Abortar significa frustrar um processo natural ou cultural; impedir
que um resultado se produza. O abortamento pode ser casual quando ocorre sem a
intervenção da vontade como, por exemplo: semeadura perdida em conseqüência da
estiagem ou do excesso de chuva, obra que não se completa em virtude da morte
do escritor, prenhez gorada por disfunção orgânica. O abortamento é intencional
quando intervém a vontade como, por exemplo: operação militar obstada em
virtude de razões estratégicas, colheita agrícola arrasada em virtude de razões
econômicas, gravidez interrompida por motivos pessoais. Este último exemplo
interessa ao direito penal. A voluntária expulsão do feto antes do final da
gestação é tipificada como crime no código penal (art. 124): “Provocar aborto em
si mesma ou consentir que outrem lho provoque”. O delito se configura só quando
o nascituro apresenta sinais vitais. Feto já morto no ventre materno pode ser
retirado sem que isto caracterize ação criminosa.
O bem tutelado pela norma penal é
a vida humana e não qualquer tipo de vida vegetal ou animal. Crimes contra a
flora e a fauna são tratados em lei extravagante (9.605/98). Ao magistrado enquanto no desempenho da função judicante
não cabe: (i) explicar a origem e o desenvolvimento do fenômeno biológico e o
ciclo vital dos seres humanos, tarefa que cabe ao cientista; (ii) especular
sobre o significado da vida, tarefa que cabe ao filósofo e ao teólogo. Como diz
o povo bem humorado: “cada macaco no seu galho”. Cabe ao cientista explicar o
fato natural; ao jurista, o fato cultural. A lei natural vincula-se à
necessidade lógica; a lei cultural refere-se à conveniência dos negócios
humanos. Sob ângulo prático – e não especulativo – o legislador designa o
início e o fim da vida humana para
efeitos jurídicos. Vida em sociedade, vida privada, vida escolar, vida
pregressa, vida reclusa, são expressões utilizadas judicial e
extrajudicialmente longe do significado biológico.
Ponderada a substantiva
importância da necessidade, da utilidade ou do interesse em jogo, a lei é
elaborada visando a determinado objetivo. A lei enforma a sociedade, disciplina
a conduta humana e informa o caso concreto nas relações sociais. A sua eficácia
ocorre de modo pacífico no meio social, regularmente. Quando há conflito ou
dúvida, a solução jurídica obtém-se mediante a atuação de conciliadores,
árbitros, juízes e tribunais, no devido processo legal. Busca-se a solução mais
adequada ao caso e que melhor se afeiçoe à Constituição e à lei. Ao analisar os
casos submetidos à sua apreciação, o juiz não se divorcia das suas crenças e
convicções morais, religiosas, místicas e filosóficas. Em conseqüência, os
julgamentos podem ser eventualmente tendenciosos. Julgamento viciado pela
corrupção do magistrado é fato notório e antigo no mundo. Esse tipo de juiz
constitui minoria, segundo opinião geral.

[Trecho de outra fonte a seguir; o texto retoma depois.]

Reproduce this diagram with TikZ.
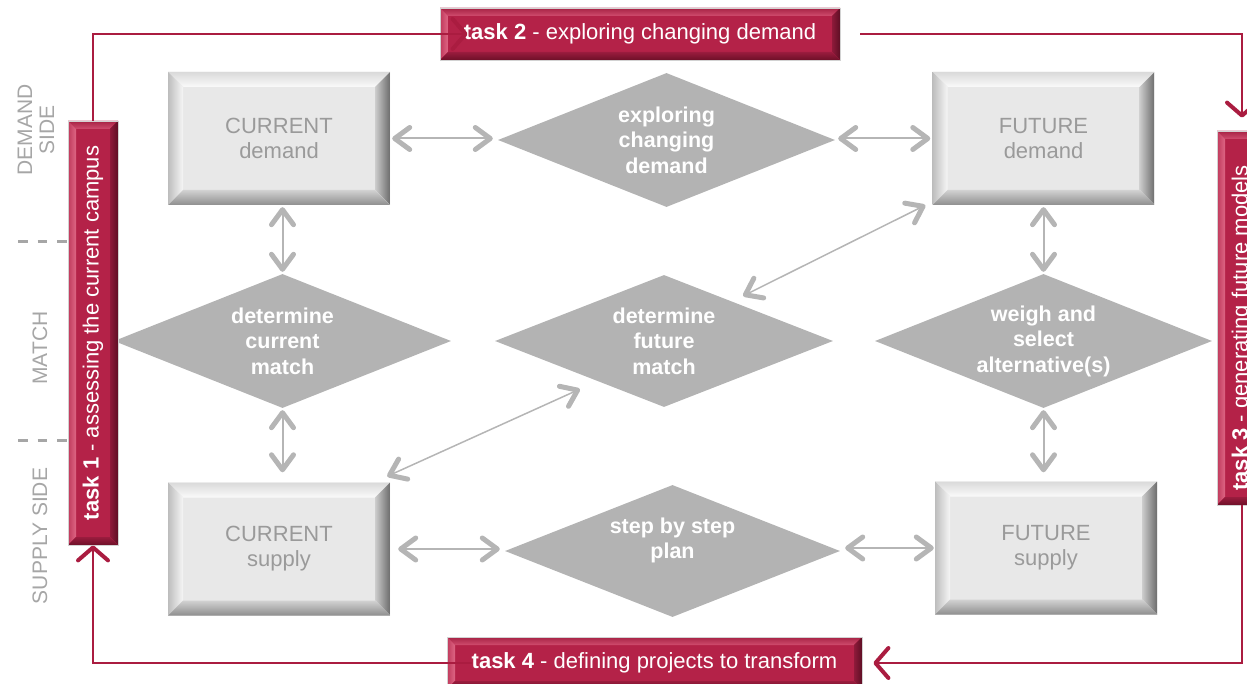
\documentclass[tikz,border=0pt]{standalone}
\usepackage{fontspec}
\setmainfont{Liberation Sans}
\usepackage{graphicx}
\usetikzlibrary{shapes.geometric,arrows.meta,calc}

% palette
\definecolor{boxface}{HTML}{E8E8E8}
\definecolor{boxtext}{HTML}{9A9A9A}
\definecolor{diafill}{HTML}{B3B3B3}
\definecolor{agrey}{HTML}{B5B5B5}
\definecolor{sidegrey}{HTML}{A6A6A6}
\definecolor{crimson}{RGB}{180,34,72}
\definecolor{crimsonline}{RGB}{170,28,64}
\definecolor{bannerrim}{HTML}{D2D2D2}
% bevel shades, grey boxes
\definecolor{gTopO}{HTML}{DADADA}
\definecolor{gTopI}{HTML}{FAFAFA}
\definecolor{gLeftO}{HTML}{BDBDBD}
\definecolor{gLeftI}{HTML}{F6F6F6}
\definecolor{gRightI}{HTML}{CDCDCD}
\definecolor{gRightO}{HTML}{6C6C6C}
\definecolor{gBotI}{HTML}{D2D2D2}
\definecolor{gBotO}{HTML}{8E8E8E}
% bevel shades, crimson banners
\definecolor{rTopO}{HTML}{A62244}
\definecolor{rTopI}{HTML}{D04C6E}
\definecolor{rLeftO}{HTML}{C03A5C}
\definecolor{rLeftI}{HTML}{DE6684}
\definecolor{rRightI}{HTML}{8E1A3A}
\definecolor{rRightO}{HTML}{5E0E24}
\definecolor{rBotI}{HTML}{9A1C3E}
\definecolor{rBotO}{HTML}{6E1028}

% four shaded trapezoids along the edges of the current path
% #1 depth, #2/#3 top outer/inner, #4/#5 left outer/inner,
% #6/#7 right inner/outer, #8/#9 bottom inner/outer
\newcommand{\bevelpaint}[9]{%
  \coordinate (bvA) at (path picture bounding box.north west);
  \coordinate (bvB) at (path picture bounding box.north east);
  \coordinate (bvC) at (path picture bounding box.south east);
  \coordinate (bvD) at (path picture bounding box.south west);
  \coordinate (bva) at ([xshift=#1,yshift=-#1]bvA);
  \coordinate (bvb) at ([xshift=-#1,yshift=-#1]bvB);
  \coordinate (bvc) at ([xshift=-#1,yshift=#1]bvC);
  \coordinate (bvd) at ([xshift=#1,yshift=#1]bvD);
  \fill[top color=#2,bottom color=#3] (bvA)--(bvB)--(bvb)--(bva)--cycle;
  \fill[left color=#4,right color=#5] (bvA)--(bva)--(bvd)--(bvD)--cycle;
  \fill[left color=#6,right color=#7] (bvB)--(bvC)--(bvc)--(bvb)--cycle;
  \fill[top color=#8,bottom color=#9] (bvD)--(bvd)--(bvc)--(bvC)--cycle;
}

\tikzset{
  greybox/.style={rectangle, fill=boxface, inner sep=0pt,
    minimum width=222pt, minimum height=133pt, align=center,
    text=boxtext, font=\fontsize{22}{25}\selectfont,
    path picture={\bevelpaint{15pt}{gTopO}{gTopI}{gLeftO}{gLeftI}{gRightI}{gRightO}{gBotI}{gBotO}}},
  choice/.style={diamond, aspect=2.5, fill=diafill, inner sep=0pt,
    minimum width=337pt, minimum height=134pt, align=center,
    text=white, font=\bfseries\fontsize{21.5}{25.5}\selectfont},
  banner/.style={rectangle, fill=crimson, draw=bannerrim, line width=0.8pt,
    inner sep=0pt, text=white, font=\fontsize{22}{26}\selectfont,
    path picture={\bevelpaint{8pt}{rTopO}{rTopI}{rLeftO}{rLeftI}{rRightI}{rRightO}{rBotI}{rBotO}}},
  sidelabel/.style={rotate=90, align=center, text=sidegrey,
    font=\fontsize{21}{22}\selectfont, inner sep=0pt},
  garrow/.style={draw=agrey, line width=2pt, <->,
    >={Straight Barb[length=15pt,width=22pt,line width=5pt,round]}},
  gdiag/.style={garrow, line width=1.5pt},
  taskflow/.style={draw=crimsonline, line width=1.5pt, ->,
    >={Straight Barb[length=13pt,width=30pt,line width=4pt,round]}},
  separator/.style={draw=sidegrey, line width=3pt, dash pattern=on 9.5pt off 10pt},
}

\begin{document}
\begin{tikzpicture}[x=1pt, y=-1pt]
\useasboundingbox (0,0) rectangle (1247,684);

% demand / match / supply boxes and decisions
\node[greybox] (cd) at (279,138.5) {CURRENT\\demand};
\node[greybox] (fd) at (1043.5,138.5) {FUTURE\\demand};
\node[greybox] (cs) at (279,549) {CURRENT\\supply};
\node[greybox] (fs) at (1046,548) {FUTURE\\supply};

\node[choice] (ecd) at (666.5,140) {exploring\\changing\\demand};
\node[choice] (dcm) at (282.5,341) {determine\\current\\match};
\node[choice, minimum width=338pt, minimum height=132pt] (dfm) at (664,341) {determine\\future\\match};
\node[choice] (wsa) at (1043.5,341) {weigh and\\select\\alternative(s)};
\node[choice, minimum width=335pt, minimum height=132pt] (sbs) at (672.5,551) {step by step\\plan\\\mbox{}};

% two-way links
\draw[garrow, shorten <=2pt, shorten >=5pt] (cd.east) -- (cd.east -| ecd.west);
\draw[garrow, shorten <=3pt, shorten >=2pt] (ecd.east |- fd.west) -- (fd.west);
\draw[garrow, shorten <=2pt, shorten >=2pt] (dcm.north |- cd.south) -- (dcm.north);
\draw[garrow, shorten <=2pt, shorten >=10pt] (dcm.south) -- (dcm.south |- cs.north);
\draw[garrow, shorten <=2pt, shorten >=2pt] (wsa.north |- fd.south) -- (wsa.north);
\draw[garrow, shorten <=2pt, shorten >=9pt] (wsa.south) -- (wsa.south |- fs.north);
\draw[garrow, shorten <=8pt, shorten >=5pt] (cs.east) -- (cs.east -| sbs.west);
\draw[garrow, shorten <=5pt, shorten >=1pt] (sbs.east |- fs.west) -- (fs.west);
\draw[gdiag] ([shift={(-7,0)}]fd.south west) -- ([shift={(-5.5,-12)}]dfm.north east);
\draw[gdiag] ([shift={(-3,-6)}]cs.north east) -- ([shift={(0.5,15)}]dfm.south west);

% side labels and separators
\node[sidelabel] (lds) at (36,130) {DEMAND\\SIDE};
\node[sidelabel] (lm) at (40,348) {MATCH};
\node[sidelabel] (lss) at (40,536) {SUPPLY SIDE};
\draw[separator] (18,242) -- (68,242);
\draw[separator] (18,440) -- (68,440);

% task banners
\node[banner, minimum width=50pt, minimum height=424pt] (t1) at (93,333)
  {\rotatebox{90}{\textbf{task 1} - assessing the current campus}};
\node[banner, minimum width=400pt, minimum height=52pt] (t2) at (640,34)
  {\textbf{task 2} - exploring changing demand};
\node[banner, minimum width=50pt, minimum height=374pt] (t3) at (1242,318)
  {\rotatebox{90}{\textbf{task 3} - generating future models\hspace{20pt}}};
\node[banner, minimum width=415pt, minimum height=52pt] (t4) at (654.5,663)
  {\textbf{task 4} - defining projects to transform};

% task cycle
\draw[taskflow] (t1.north) -- (t1.north |- t2.west) -- ([xshift=28pt]t2.west);
\draw[taskflow] ([xshift=20pt]t2.east) -- (t3.north |- t2.east) -- ([yshift=13pt]t3.north);
\draw[taskflow] (t3.south) -- (t3.south |- t4.east) -- ([xshift=11pt]t4.east);
\draw[taskflow] ([xshift=25pt]t4.west) -- (t1.south |- t4.west) -- (t1.south);
\end{tikzpicture}
\end{document}
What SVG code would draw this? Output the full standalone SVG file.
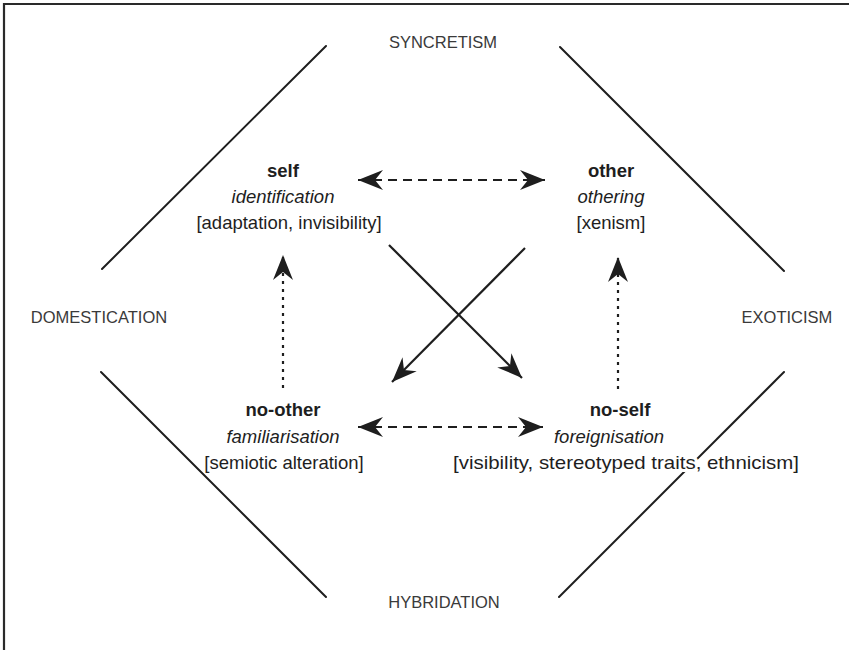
<svg xmlns="http://www.w3.org/2000/svg" width="849" height="650" viewBox="0 0 849 650">
<defs>
<style>
.frame{fill:none;stroke:#2a2a2a;stroke-width:2.2}
.side{stroke:#1e1e1e;stroke-width:2;fill:none;stroke-linecap:round}
.lab{font-family:"Liberation Sans",Arial,sans-serif;font-size:16.5px;fill:#3a3a3a;text-anchor:middle}
.t{font-family:"Liberation Sans",Arial,sans-serif;font-size:18.5px;fill:#1e1e1e;text-anchor:middle}
.b{font-weight:bold}
.i{font-style:italic}
.solid{stroke:#1e1e1e;stroke-width:2.2;fill:none}
.dash{stroke:#1e1e1e;stroke-width:2.2;fill:none;stroke-dasharray:9 6}
.dot{stroke:#1e1e1e;stroke-width:2.2;fill:none;stroke-dasharray:3 5}
</style>
<marker id="ah" viewBox="-26 -12 28 24" refX="0" refY="0" markerWidth="28" markerHeight="24" markerUnits="userSpaceOnUse" orient="auto-start-reverse">
<path d="M0,0 L-25,-10 L-17,0 L-25,10 Z" fill="#1e1e1e"/>
</marker>
</defs>
<rect width="849" height="650" fill="#fff"/>
<path class="frame" d="M4,650 V4 H849"/>
<g id="sides">
<line class="side" x1="326" y1="46" x2="102" y2="269"/>
<line class="side" x1="560" y1="47" x2="784" y2="271"/>
<line class="side" x1="101" y1="372" x2="326" y2="597"/>
<line class="side" x1="784" y1="372" x2="559" y2="597"/>
</g>
<g id="labels">
<text class="lab" x="443" y="48">SYNCRETISM</text>
<text class="lab" x="99" y="323">DOMESTICATION</text>
<text class="lab" x="787" y="323">EXOTICISM</text>
<text class="lab" x="444" y="608">HYBRIDATION</text>
</g>
<g id="connectors">
<line class="dash" x1="358" y1="180" x2="545" y2="180" marker-start="url(#ah)" marker-end="url(#ah)"/>
<line class="dash" x1="358" y1="427" x2="543" y2="427" marker-start="url(#ah)" marker-end="url(#ah)"/>
<line class="dot" x1="283" y1="388" x2="283" y2="255" marker-end="url(#ah)"/>
<line class="dot" x1="618" y1="389" x2="618" y2="257" marker-end="url(#ah)"/>
<line class="solid" x1="389" y1="245" x2="522" y2="378" marker-end="url(#ah)"/>
<line class="solid" x1="525" y1="248" x2="392" y2="382" marker-end="url(#ah)"/>
</g>
<g id="node-self">
<text class="t b" x="283" y="177">self</text>
<text class="t i" x="283" y="203">identification</text>
<text class="t" x="289" y="229">[adaptation, invisibility]</text>
</g>
<g id="node-other">
<text class="t b" x="611" y="177">other</text>
<text class="t i" x="611" y="203">othering</text>
<text class="t" x="611" y="229">[xenism]</text>
</g>
<g id="node-no-other">
<text class="t b" x="283" y="416">no-other</text>
<text class="t i" x="283" y="443">familiarisation</text>
<text class="t" x="284" y="469">[semiotic alteration]</text>
</g>
<g id="node-no-self">
<text class="t b" x="620" y="416">no-self</text>
<text class="t i" x="609" y="443">foreignisation</text>
<text class="t" x="626" y="469" textLength="346" lengthAdjust="spacingAndGlyphs" stroke="#fff" stroke-width="6" paint-order="stroke">[visibility, stereotyped traits, ethnicism]</text>
</g>
</svg>
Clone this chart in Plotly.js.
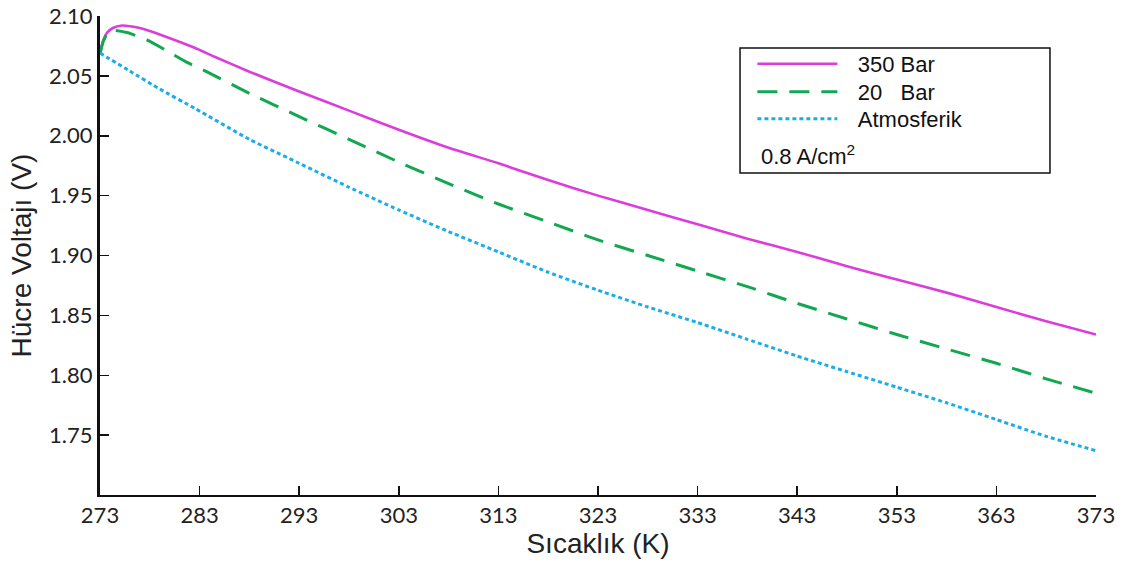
<!DOCTYPE html>
<html>
<head>
<meta charset="utf-8">
<script src="https://cdn.plot.ly/plotly-3.0.1.min.js"></script>
<style>html,body{margin:0;padding:0;background:#fff;}#chart{width:1126px;height:568px;}</style>
</head>
<body>
<div id="chart"></div>
<script>
// Data
const temp350 = [273, 273.3, 273.7, 274.3, 275.2, 276, 277, 278, 279.2, 282.5, 284.5, 288, 293, 298, 303, 308, 313, 318, 323, 328, 333, 338, 343, 348, 353, 358, 363, 368, 373];
const volt350 = [2.069, 2.079, 2.086, 2.090, 2.092, 2.0915, 2.090, 2.0875, 2.084, 2.0735, 2.066, 2.0535, 2.037, 2.021, 2.005, 1.990, 1.977, 1.963, 1.950, 1.938, 1.926, 1.914, 1.903, 1.891, 1.880, 1.869, 1.857, 1.845, 1.834];

const temp20 = [273, 273.3, 273.8, 274.5, 275.8, 277.7, 279.7, 281.8, 283.7, 288, 293, 298, 303, 308, 313, 318, 323, 328, 333, 338, 343, 348, 353, 358, 363, 368, 373];
const volt20 = [2.068, 2.078, 2.0865, 2.088, 2.086, 2.080, 2.071, 2.061, 2.0535, 2.0354, 2.016, 1.997, 1.978, 1.960, 1.943, 1.928, 1.913, 1.900, 1.887, 1.874, 1.860, 1.847, 1.834, 1.822, 1.810, 1.797, 1.785];

const tempAtm = [273, 276, 279, 282.5, 288, 293, 298, 303, 308, 313, 318, 323, 328, 333, 338, 343, 348, 353, 358, 363, 368, 373];
const voltAtm = [2.069, 2.054, 2.039, 2.023, 1.997, 1.977, 1.957, 1.938, 1.920, 1.903, 1.886, 1.871, 1.857, 1.844, 1.830, 1.816, 1.803, 1.790, 1.777, 1.763, 1.749, 1.737];

const seriesNames = ['350 Bar', '20\u00a0\u00a0 Bar', 'Atmosferik'];
const xTickVals = [273, 283, 293, 303, 313, 323, 333, 343, 353, 363, 373];
const yTickVals = [1.75, 1.80, 1.85, 1.90, 1.95, 2.00, 2.05, 2.10];
const yTickText = ['1.75', '1.80', '1.85', '1.90', '1.95', '2.00', '2.05', '2.10'];
const xTitle = 'Sıcaklık (K)';
const yTitle = 'Hücre Voltajı (V)';
const noteText = '0.8 A/cm<sup>2</sup>';

const pad = '\u2002\u2009';
const traces = [
  {x: temp350, y: volt350, name: pad + seriesNames[0], mode: 'lines', line: {color: '#DC3CDC', width: 2.6, shape: 'spline', smoothing: 0.5}, legend: 'legend'},
  {x: temp20, y: volt20, name: pad + seriesNames[1], mode: 'lines', line: {color: '#12A850', width: 3, dash: '20px,12px', shape: 'spline', smoothing: 0.5}, legend: 'legend2'},
  {x: tempAtm, y: voltAtm, name: pad + seriesNames[2], mode: 'lines', line: {color: '#1AAEE8', width: 3, dash: '4px,3px', shape: 'spline', smoothing: 0.5}, legend: 'legend3'}
];

const legendFont = {family: '"Liberation Sans", Arial, sans-serif', size: 22, color: '#111'};
function legendAt(y) {
  return {x: 0.655, y: y, xanchor: 'left', yanchor: 'middle', bgcolor: 'rgba(0,0,0,0)', borderwidth: 0,
          font: legendFont, itemwidth: 80};
}
const tickFont = {family: 'Lato, "Open Sans", sans-serif', size: 22, color: '#222'};
const titleFont = {family: '"Liberation Sans", Arial, sans-serif', size: 28, color: '#222'};
const layout = {
  width: 1126, height: 568,
  margin: {l: 100, r: 30, t: 16, b: 73},
  paper_bgcolor: '#fff', plot_bgcolor: '#fff',
  showlegend: true,
  legend: legendAt(0.8998),
  legend2: legendAt(0.8413),
  legend3: legendAt(0.785),
  xaxis: {
    range: [273, 373], tickvals: xTickVals, ticktext: xTickVals.map(String),
    showgrid: false, zeroline: false, showline: true, linecolor: '#111', linewidth: 2,
    ticks: 'inside', ticklen: 9, tickwidth: 1.5, tickcolor: '#111',
    tickfont: tickFont,
    title: {text: xTitle, font: titleFont, standoff: 6}
  },
  yaxis: {
    range: [1.70, 2.10], tickvals: yTickVals, ticktext: yTickText,
    showgrid: false, zeroline: false, showline: true, linecolor: '#111', linewidth: 3,
    ticks: 'inside', ticklen: 9, tickwidth: 1.5, tickcolor: '#111',
    tickfont: tickFont,
    title: {text: yTitle, font: titleFont, standoff: 10}
  },
  shapes: [
    {type: 'rect', xref: 'paper', yref: 'paper', x0: 0.6426, x1: 0.9538, y0: 0.6722, y1: 0.9332,
     line: {color: '#111', width: 1.5}, fillcolor: 'rgba(0,0,0,0)'}
  ],
  annotations: [
    {text: noteText, xref: 'paper', yref: 'paper', x: 0.6620, y: 0.710, xanchor: 'left', yanchor: 'middle',
     showarrow: false, font: legendFont}
  ]
};

Plotly.newPlot('chart', traces, layout, {displayModeBar: false, staticPlot: true});
</script>
</body>
</html>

A interrupção voluntária da gravidez se inscreve entre
os crimes contra a vida (homicídio,
induzimento ao suicídio, infanticídio e aborto). Por sua vez, tais crimes
pertencem ao gênero dos crimes contra a pessoa
(crimes contra a vida, a honra e a liberdade individual; lesões corporais, rixa
e periclitação da vida e da saúde). A república brasileira tem como um dos seus
fundamentos a dignidade da pessoa humana (CF
1º, III). A inviolabilidade do direito à vida é garantida a brasileiros e a
estrangeiros residentes no país, ou seja, garantida a pessoas humanas; logo, nascidas e vivas (CF 5º, caput). No aborto provocado sem o
consentimento da gestante, a vítima é a mulher (pessoa). No aborto provocado com
o consentimento da gestante, a vítima é o feto (que não é pessoa). De acordo
com a lei civil brasileira, pessoa é o ser humano que nasce com vida e, assim,
adquire personalidade civil. Destarte, o nascituro será pessoa se nascer com
vida, caso em que, sujeito de direitos e deveres na ordem civil, poderá
exercê-los mediante representante legal. O aborto impede o nascituro de chegar
ao estado de pessoa. Em não sendo pessoa, o nascituro não pode ser vítima de
crime contra a pessoa. Cuida-se de conclusão lógica de solar evidência.